Em abril, o Nesc divulgou relatório sobre inspeções realizadas entre 2020 e 2021 em 27 das 179 unidades prisionais paulistas nas quais constatou que 70% tinham racionamento de água. “Como a secretaria diz que faz isso [corte de cabelo e barba compulsório] como política de higiene sendo que sequer o principal, que é o fornecimento de água e itens básicos como sabonete, fornece?”, critica o defensor.
Na ação civil pública, a Defensoria solicita que os cortes compulsórios sejam proibidos com urgência (liminar) e que a secretaria forneça os itens básicos para os que querem raspar ou cortar cabelo e barba, sob o pagamento de multa de R$ 10 mil por preso em caso de descumprimento; que a pasta siga os parâmetros mínimos de itens básicos a serem oferecidos às pessoas presas, conforme a resolução de 2017 do Conselho Nacional de Política Criminal e Penitenciária, e que a Promotoria de Direitos Humanos e Inclusão Social do Ministério Público de São Paulo (MPSP) seja notificada da ação. A expectativa, segundo o coordenador do Nesc, é de que o Tribunal de Justiça tome uma decisão ainda nesta semana.
O que diz o governo
A Ponte procurou a SAP e a Procuradoria-Geral do Estado, que é responsável por fazer a defesa do governo paulista. A pasta encaminhou a seguinte nota:
A Procuradoria Geral do Estado informa que não foi citada na ação em questão.
A Secretaria de Administração Penitenciária está permanentemente aberta ao diálogo com a sociedade civil para aprimoramento do sistema carcerário e ressocialização de todos os presos do estado de São Paulo. O tratamento aos custodiados no sistema penitenciário é pautado pelo respeito à dignidade da pessoa humana e pelo cumprimento da legislação de execução penal. Os presídios paulistas recebem constantemente inspeções de inúmeros órgãos e entidades e todas as denúncias recebidas são apuradas dentro dos critérios legais.
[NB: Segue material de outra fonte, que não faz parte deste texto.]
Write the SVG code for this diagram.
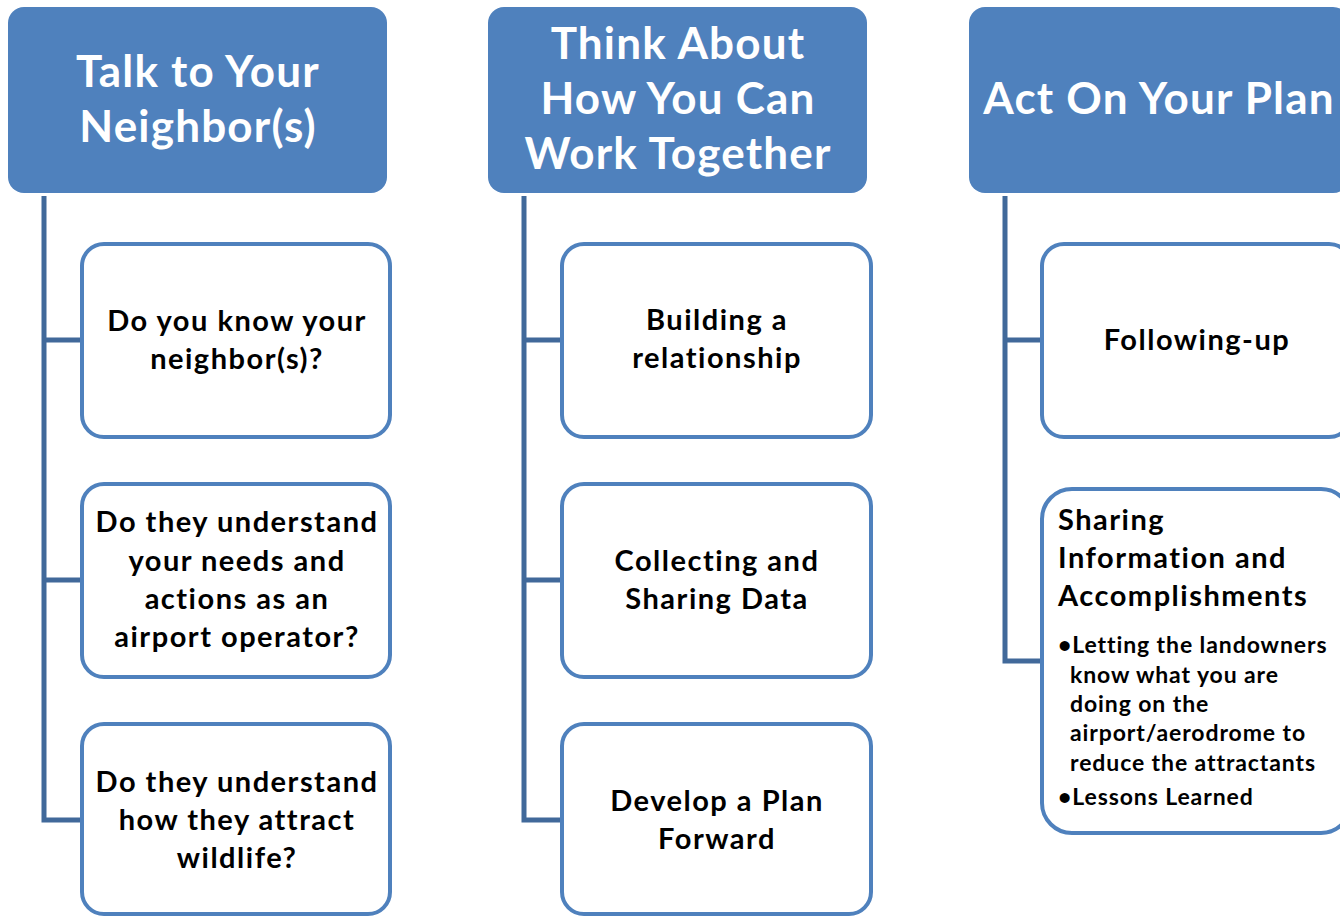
<svg xmlns="http://www.w3.org/2000/svg" width="1340" height="916" viewBox="0 0 1340 916">
<style>
.hdr{fill:#4F81BD;}
.box{fill:#fff;stroke:#4F81BD;stroke-width:4;}
.conn{fill:none;stroke:#41699A;stroke-width:5;}
.ht{font-family:Lato,"Open Sans",sans-serif;font-weight:bold;font-size:44px;letter-spacing:1.2px;fill:#fff;text-anchor:middle;}
.bt{font-family:Lato,"Open Sans",sans-serif;font-weight:bold;font-size:29px;letter-spacing:1.5px;fill:#000;text-anchor:middle;}
.bl{font-family:Lato,"Open Sans",sans-serif;font-weight:bold;font-size:29px;letter-spacing:1.5px;fill:#000;}
.sm{font-family:Lato,"Open Sans",sans-serif;font-weight:bold;font-size:23px;letter-spacing:0.9px;fill:#000;}
</style>
<rect width="1340" height="916" fill="#fff"/>
<g id="connectors">
<path class="conn" d="M44 196 V820 H82 M44 340 H82 M44 580 H82"/>
<path class="conn" d="M524 196 V820 H562 M524 340 H562 M524 580 H562"/>
<path class="conn" d="M1005 196 V661 H1042 M1005 340 H1042"/>
</g>
<g id="h1"><rect class="hdr" x="8" y="7" width="379" height="186" rx="16"/>
<text class="ht" x="198" y="87">Talk to Your</text><text class="ht" x="198" y="142">Neighbor(s)</text></g>
<g id="h2"><rect class="hdr" x="488" y="7" width="379" height="186" rx="16"/>
<text class="ht" x="678" y="59">Think About</text><text class="ht" x="678" y="114">How You Can</text><text class="ht" x="678" y="169">Work Together</text></g>
<g id="h3"><rect class="hdr" x="969" y="7" width="380" height="186" rx="16"/>
<text class="ht" x="1159" y="114">Act On Your Plan</text></g>
<g id="c1a"><rect class="box" x="82" y="244" width="308" height="193" rx="22"/>
<text class="bt" x="237" y="331">Do you know your</text><text class="bt" x="237" y="369">neighbor(s)?</text></g>
<g id="c1b"><rect class="box" x="82" y="484" width="308" height="193" rx="22"/>
<text class="bt" x="237" y="532">Do they understand</text><text class="bt" x="237" y="571">your needs and</text><text class="bt" x="237" y="609">actions as an</text><text class="bt" x="237" y="647">airport operator?</text></g>
<g id="c1c"><rect class="box" x="82" y="724" width="308" height="190" rx="22"/>
<text class="bt" x="237" y="792">Do they understand</text><text class="bt" x="237" y="830">how they attract</text><text class="bt" x="237" y="868">wildlife?</text></g>
<g id="c2a"><rect class="box" x="562" y="244" width="309" height="193" rx="22"/>
<text class="bt" x="717" y="330">Building a</text><text class="bt" x="717" y="368">relationship</text></g>
<g id="c2b"><rect class="box" x="562" y="484" width="309" height="193" rx="22"/>
<text class="bt" x="717" y="571">Collecting and</text><text class="bt" x="717" y="609">Sharing Data</text></g>
<g id="c2c"><rect class="box" x="562" y="724" width="309" height="190" rx="22"/>
<text class="bt" x="717" y="811">Develop a Plan</text><text class="bt" x="717" y="849">Forward</text></g>
<g id="c3a"><rect class="box" x="1042" y="244" width="309" height="193" rx="22"/>
<text class="bt" x="1197" y="350">Following-up</text></g>
<g id="c3b"><rect class="box" x="1042" y="489" width="309" height="344" rx="30"/>
<text class="bl" x="1058" y="530">Sharing</text><text class="bl" x="1058" y="568">Information and</text><text class="bl" x="1058" y="606">Accomplishments</text>
<text class="sm" x="1058" y="653">•Letting the landowners</text>
<text class="sm" x="1070" y="683">know what you are</text>
<text class="sm" x="1070" y="712">doing on the</text>
<text class="sm" x="1070" y="741">airport/aerodrome to</text>
<text class="sm" x="1070" y="771">reduce the attractants</text>
<text class="sm" x="1058" y="805">•Lessons Learned</text></g>
</svg>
Todos os presídios seguem o que determina a Organização Mundial da Saúde, que estipula o consumo mínimo per capita de 100 litros diários de água por pessoa por dia. O corte de cabelo e barba faz parte da higienização dos custodiados no sistema prisional e itens como sabonete e aparelho de barbear fazem parte do kit higiene que é entregue às pessoas presas.
A população trans sob custódia da SAP tem seus direitos reconhecidos pela legislação, inclusive Resolução própria da Pasta. Entre esses direitos, está o uso de corte de cabelo e de roupa íntima de acordo com a identidade de gênero, uso de nome social em documentos e, quando requisitado pelos próprios interessados, cela ou ala específica para os (as) presos (as) transexuais nos presídios, de forma a garantir sua dignidade, individualidade e adequado alojamento. Qualquer denúncia de infração a esses direitos é objeto de rigorosa apuração. Sendo comprovada a acusação, o infrator está sujeito às penalidades previstas na legislação.
O conhecimento sobre direitos humanos, incluindo os da população LGBTQIA+, está dentro da grade do curso de formação dos agentes e em capacitações oferecidas aos funcionários da Pasta.
O que diz o Ministério Público
A reportagem também entrou em contato com a assessoria do órgão que disse que “o MPSP ainda não tomou ciência dessa ação”.
(*) Reportagem atualizada às 19h35, de 23/5/2022, para incluir resposta da SAP e da PGE.